The transformative chapter came when Lawson traveled to Paris and studied at the Académie Julian in the 1890s, where he encountered the full force of French Impressionism firsthand. It was there that Alfred Sisley's landscapes entered his visual vocabulary in a lasting way, lending Lawson a feel for the shimmer and flux of reflected light on river surfaces that would define his mature work. Yet Lawson never became a French Impressionist in the manner of an imitator.

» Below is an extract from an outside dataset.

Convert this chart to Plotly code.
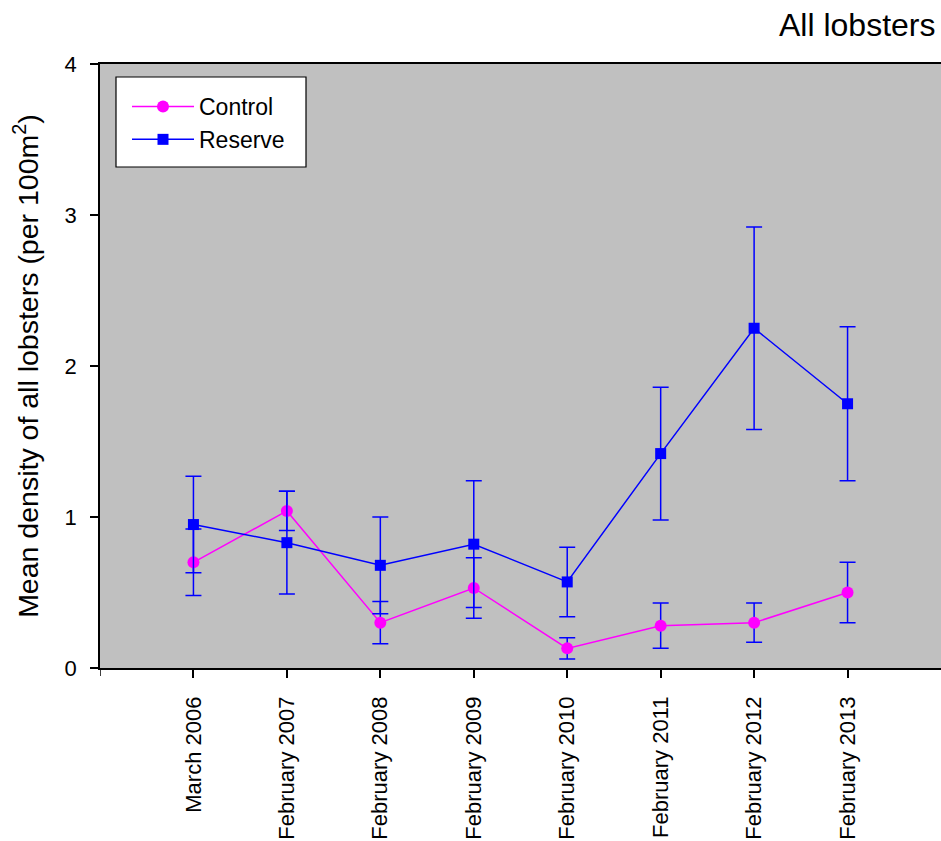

He returned to New York with his own vision fully intact, drawn not to the gardens and leisure scenes that preoccupied many of his European contemporaries, but to the gritty, transitional neighborhoods of upper Manhattan, the bridges, the riverbanks, and the half built industrial waterfront that most painters of his era simply ignored.

Ernest Lawson
Little Church Around the Corner
By the time Lawson joined Robert Henri, John Sloan, George Luks, William Glackens, Everett Shinn, Arthur B. Davies, and Maurice Prendergast in the historic 1908 Macbeth Gallery show, his approach had fully crystallized. Critics and fellow artists admired what they sometimes called his palette knife impasto, thick ridges of paint laid down with confidence and physicality, colors that were not quite Impressionist in their lightness and not quite realist in their bluntness, but something beautifully in between. The painter and writer Everett Shinn reportedly described Lawson's palette as crushed jewels, a phrase that has followed his reputation ever since.
His surfaces reward close inspection: up near the canvas, a Lawson painting can look almost abstract, a relief map of cobalt and ochre and green, and then, stepping back, the Harlem River resolves itself out of that chromatic richness with astonishing clarity. The work titled On the Harlem River stands as one of the most compelling demonstrations of Lawson's method and vision. The painting captures the industrial riverscape of upper Manhattan during a period of rapid urban transformation, when the landscape Lawson loved was actively being remade by expansion and construction. Rather than mourning that transformation or aestheticizing it into something pleasant, Lawson simply witnessed it, rendering the barges, the distant trestles, and the grey water with a directness that feels entirely modern even now.
Little Church Around the Corner, another signature canvas, shows Lawson's ability to find intimacy and warmth within the urban fabric, centering a small ecclesiastical building against the larger pressures of city life. Both works demonstrate his gift for balancing formal painterly ambition with emotional accessibility, which is a rare combination in any era. From a collecting perspective, Lawson occupies an appealing and still underappreciated position in the American art market. His association with The Eight gives him firm art historical grounding, placing him in the company of artists whose reputations have only grown over the past several decades.
Works by his fellow members of that group, particularly Robert Henri and John Sloan, have commanded substantial attention at auction, and serious collectors who follow the logic of art history have recognized that Lawson's canvases represent exceptional value relative to his significance. His works appear regularly at major American auction houses, and quality examples, particularly those depicting the Harlem River and the landscapes of upper Manhattan, consistently attract spirited bidding. Collectors drawn to American modernism, to the history of New York as a subject in painting, or to the broader dialogue between European Impressionism and American urban realism will find in Lawson a deeply rewarding focus. Within the broader narrative of American art, Lawson connects a remarkable range of influences and movements.
His formation under Twachtman and Weir links him to the American Impressionist tradition centered in Connecticut. His Paris years tie him to Sisley and the French landscape tradition. His membership in The Eight places him at the founding moment of American urban realism, a current that would flow forward through Ashcan painting and on toward the social realism of the 1930s. He was, in other words, a connector, a figure in whom multiple streams of influence met and were synthesized into something personal and original.
Collectors and scholars who follow any one of those threads will eventually arrive at Lawson, and when they do, they tend to stay. The case for Ernest Lawson's enduring importance is finally quite simple. He painted places that no one else thought worthy of paint, and he painted them with a technique of such physical richness and chromatic intelligence that the canvases have never aged into mere documents. They remain experiences.
In an era when American cities are once again being seen and celebrated and fought over as subjects, as places full of meaning and contradiction and beauty, Lawson's vision of the Harlem River and the streets of upper Manhattan feels not historical but immediate. He gave dignity and grandeur to a landscape that the art world of his time largely overlooked, and that act of attention, sustained across a long career, is what makes him not just a figure of art historical interest but a painter of genuine and lasting power.